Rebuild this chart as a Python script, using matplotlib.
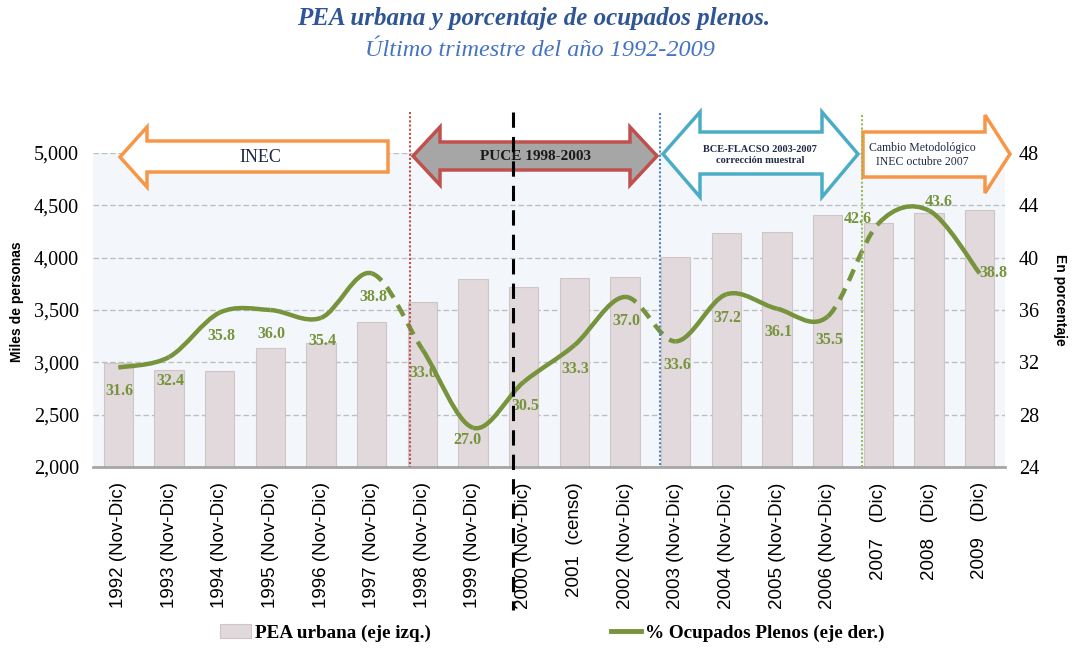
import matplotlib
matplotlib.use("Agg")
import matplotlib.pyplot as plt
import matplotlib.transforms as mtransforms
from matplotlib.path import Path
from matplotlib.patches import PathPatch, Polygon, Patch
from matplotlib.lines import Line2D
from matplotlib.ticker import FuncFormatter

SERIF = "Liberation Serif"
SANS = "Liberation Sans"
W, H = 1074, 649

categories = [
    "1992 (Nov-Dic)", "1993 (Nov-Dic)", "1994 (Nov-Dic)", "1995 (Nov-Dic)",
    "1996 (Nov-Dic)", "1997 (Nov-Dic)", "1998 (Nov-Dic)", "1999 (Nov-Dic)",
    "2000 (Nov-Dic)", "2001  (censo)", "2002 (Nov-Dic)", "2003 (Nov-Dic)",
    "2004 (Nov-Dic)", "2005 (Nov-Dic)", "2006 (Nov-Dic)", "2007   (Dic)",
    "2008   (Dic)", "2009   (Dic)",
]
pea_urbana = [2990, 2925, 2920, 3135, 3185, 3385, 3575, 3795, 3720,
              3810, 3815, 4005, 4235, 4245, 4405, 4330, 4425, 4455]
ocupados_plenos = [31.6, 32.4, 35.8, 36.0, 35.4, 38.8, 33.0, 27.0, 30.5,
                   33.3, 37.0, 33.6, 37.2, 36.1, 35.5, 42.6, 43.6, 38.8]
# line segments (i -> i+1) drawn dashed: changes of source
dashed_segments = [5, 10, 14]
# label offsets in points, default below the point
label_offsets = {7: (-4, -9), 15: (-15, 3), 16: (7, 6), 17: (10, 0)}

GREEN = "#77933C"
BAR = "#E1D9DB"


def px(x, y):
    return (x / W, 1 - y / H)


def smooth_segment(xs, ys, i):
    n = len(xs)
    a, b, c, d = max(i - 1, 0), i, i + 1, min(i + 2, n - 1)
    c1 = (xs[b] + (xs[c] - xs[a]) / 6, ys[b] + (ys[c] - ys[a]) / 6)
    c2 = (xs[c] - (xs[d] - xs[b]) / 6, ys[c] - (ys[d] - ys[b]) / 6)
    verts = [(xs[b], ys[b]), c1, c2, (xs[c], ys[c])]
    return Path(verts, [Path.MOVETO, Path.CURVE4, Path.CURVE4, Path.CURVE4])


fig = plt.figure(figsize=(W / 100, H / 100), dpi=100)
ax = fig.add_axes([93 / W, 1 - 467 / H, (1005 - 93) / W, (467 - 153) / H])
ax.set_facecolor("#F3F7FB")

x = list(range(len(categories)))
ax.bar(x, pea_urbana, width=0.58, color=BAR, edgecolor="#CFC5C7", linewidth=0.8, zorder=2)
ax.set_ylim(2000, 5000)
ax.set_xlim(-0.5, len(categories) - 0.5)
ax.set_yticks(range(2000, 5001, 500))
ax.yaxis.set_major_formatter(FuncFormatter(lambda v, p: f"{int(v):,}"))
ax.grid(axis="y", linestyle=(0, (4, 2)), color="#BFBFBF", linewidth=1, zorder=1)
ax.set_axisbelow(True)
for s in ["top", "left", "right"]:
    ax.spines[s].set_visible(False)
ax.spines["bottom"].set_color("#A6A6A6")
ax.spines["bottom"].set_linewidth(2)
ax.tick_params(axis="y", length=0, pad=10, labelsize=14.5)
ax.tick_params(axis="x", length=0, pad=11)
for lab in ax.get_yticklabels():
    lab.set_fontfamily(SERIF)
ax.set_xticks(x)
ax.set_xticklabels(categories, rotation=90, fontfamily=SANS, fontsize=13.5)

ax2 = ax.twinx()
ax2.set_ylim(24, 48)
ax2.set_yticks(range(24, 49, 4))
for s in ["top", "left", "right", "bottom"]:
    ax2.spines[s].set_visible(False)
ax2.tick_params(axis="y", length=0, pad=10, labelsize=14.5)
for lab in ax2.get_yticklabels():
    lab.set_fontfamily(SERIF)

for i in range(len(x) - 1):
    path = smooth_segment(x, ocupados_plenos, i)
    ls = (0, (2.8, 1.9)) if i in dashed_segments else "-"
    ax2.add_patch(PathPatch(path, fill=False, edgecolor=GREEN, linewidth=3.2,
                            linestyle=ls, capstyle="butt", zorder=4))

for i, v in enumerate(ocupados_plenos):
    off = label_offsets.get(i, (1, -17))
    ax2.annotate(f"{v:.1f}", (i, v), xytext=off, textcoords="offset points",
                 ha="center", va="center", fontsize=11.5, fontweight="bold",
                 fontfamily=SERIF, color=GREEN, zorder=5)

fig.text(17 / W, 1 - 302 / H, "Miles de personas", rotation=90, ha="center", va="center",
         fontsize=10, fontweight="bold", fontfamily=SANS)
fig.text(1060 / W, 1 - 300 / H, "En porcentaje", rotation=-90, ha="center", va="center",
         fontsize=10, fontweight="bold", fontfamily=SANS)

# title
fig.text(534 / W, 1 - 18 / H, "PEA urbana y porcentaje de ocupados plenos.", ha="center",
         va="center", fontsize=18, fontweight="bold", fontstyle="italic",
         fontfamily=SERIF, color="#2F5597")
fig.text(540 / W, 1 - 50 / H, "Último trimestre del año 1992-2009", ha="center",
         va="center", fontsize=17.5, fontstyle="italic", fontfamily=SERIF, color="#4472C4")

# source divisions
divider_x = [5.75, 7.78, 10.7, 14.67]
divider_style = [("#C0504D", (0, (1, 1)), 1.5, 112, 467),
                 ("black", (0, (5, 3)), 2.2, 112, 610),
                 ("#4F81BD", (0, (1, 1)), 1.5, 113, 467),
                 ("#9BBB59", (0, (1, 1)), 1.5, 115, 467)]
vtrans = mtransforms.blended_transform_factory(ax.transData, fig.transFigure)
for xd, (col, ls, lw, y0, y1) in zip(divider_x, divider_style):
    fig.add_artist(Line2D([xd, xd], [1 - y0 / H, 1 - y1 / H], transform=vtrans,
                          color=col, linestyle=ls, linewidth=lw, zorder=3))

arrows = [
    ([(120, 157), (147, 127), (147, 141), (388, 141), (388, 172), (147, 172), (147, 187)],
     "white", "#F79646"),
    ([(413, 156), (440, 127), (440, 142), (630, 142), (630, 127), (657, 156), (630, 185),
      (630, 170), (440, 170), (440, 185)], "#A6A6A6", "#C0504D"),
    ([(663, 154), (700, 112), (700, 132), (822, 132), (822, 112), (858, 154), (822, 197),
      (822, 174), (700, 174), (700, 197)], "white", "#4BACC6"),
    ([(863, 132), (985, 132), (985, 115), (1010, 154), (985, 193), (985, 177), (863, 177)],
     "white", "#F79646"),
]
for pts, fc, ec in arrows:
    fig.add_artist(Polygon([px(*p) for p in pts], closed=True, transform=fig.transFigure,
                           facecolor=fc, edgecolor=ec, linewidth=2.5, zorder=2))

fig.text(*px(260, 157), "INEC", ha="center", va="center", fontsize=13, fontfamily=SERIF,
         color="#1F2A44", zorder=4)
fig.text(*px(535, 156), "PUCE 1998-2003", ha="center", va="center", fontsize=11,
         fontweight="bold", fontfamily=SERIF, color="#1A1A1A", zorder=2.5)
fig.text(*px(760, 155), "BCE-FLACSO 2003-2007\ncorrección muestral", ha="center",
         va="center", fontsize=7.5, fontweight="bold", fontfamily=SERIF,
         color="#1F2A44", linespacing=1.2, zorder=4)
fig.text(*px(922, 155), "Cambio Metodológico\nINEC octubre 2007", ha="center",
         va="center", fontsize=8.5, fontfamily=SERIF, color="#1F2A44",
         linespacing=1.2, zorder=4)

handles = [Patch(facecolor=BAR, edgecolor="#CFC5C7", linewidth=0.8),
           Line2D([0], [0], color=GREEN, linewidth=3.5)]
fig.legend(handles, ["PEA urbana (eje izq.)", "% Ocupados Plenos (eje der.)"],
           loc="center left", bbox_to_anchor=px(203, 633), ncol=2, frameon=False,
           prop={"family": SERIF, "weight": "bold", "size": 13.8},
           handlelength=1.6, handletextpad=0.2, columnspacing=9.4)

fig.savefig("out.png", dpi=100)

------------------------------------------------------------------------

Written request:
In the data above, please extract the lines from the first one through the line with "W, H = 1074, 649", exactly, and keep pictures out.

Answer:
Rebuild this chart as a Python script, using matplotlib.
import matplotlib
matplotlib.use("Agg")
import matplotlib.pyplot as plt
import matplotlib.transforms as mtransforms
from matplotlib.path import Path
from matplotlib.patches import PathPatch, Polygon, Patch
from matplotlib.lines import Line2D
from matplotlib.ticker import FuncFormatter

SERIF = "Liberation Serif"
SANS = "Liberation Sans"
W, H = 1074, 649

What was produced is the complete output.